|
|
|
|
|
by sxp62000
2773 days ago
|
|
For my thesis project back in 2011, I wanted to create an interactive installation, the kind you see at museums. Since multitouch tables were insanely expensive to buy or rent, I decided to build one myself. Learned the basics of woodworking over a semester, and built a table after two failed attempts. Then I bought an LCD TV, took it apart, connected it to a playstation camera with a modified infrared lens and developed an Adobe Air application. The thing was so unresponsive to touches, I decided to ditch the whole multitouch table idea. Started from scratch again ... learned objective-c (iOS 5 or was it 6), and created an iPad app for my thesis.
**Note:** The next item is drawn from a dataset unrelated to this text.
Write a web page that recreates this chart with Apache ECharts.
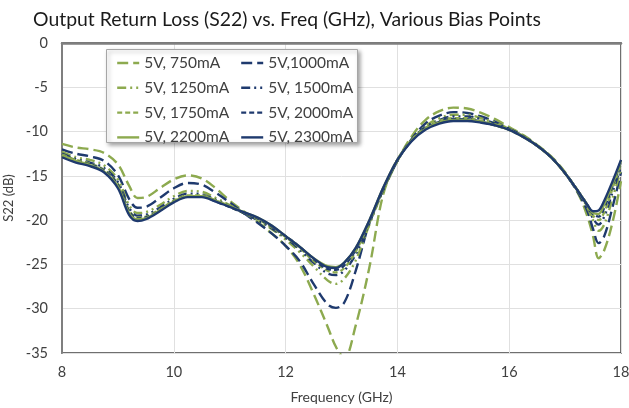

Don't think I've ever worked so hard in my life. |
|
The idea is based on internal reflection: Whenever lights hits the boundary between two materials with different density it gets refracted. If it goes from dense to less dense and the angle is flat enough it will reflect back. This is the principle behind fibre optics. It's also the reason why the water's surface looks "silvery" (like a mirror) when you're submerged and look up at an angle (i.e. not straight up).
Now imagine you have a plane of glass and you put LEDs around the edges that shine into it from the side. The light will zig-zag trough the glass and come out at the other edge. However, if you touch the glass you inhibit that total internal reflection because your finger is alot denser than the air and so the light will "leak" out the glass where you touch it, illuminating your finger. If you look at the glass from behind you'll see a bright spot.
Use a camera to detect that spot and you basically have a touchpad. To make it a screen you can put a translucent sheet behind the glass and project an image onto it (and use infrared LEDs).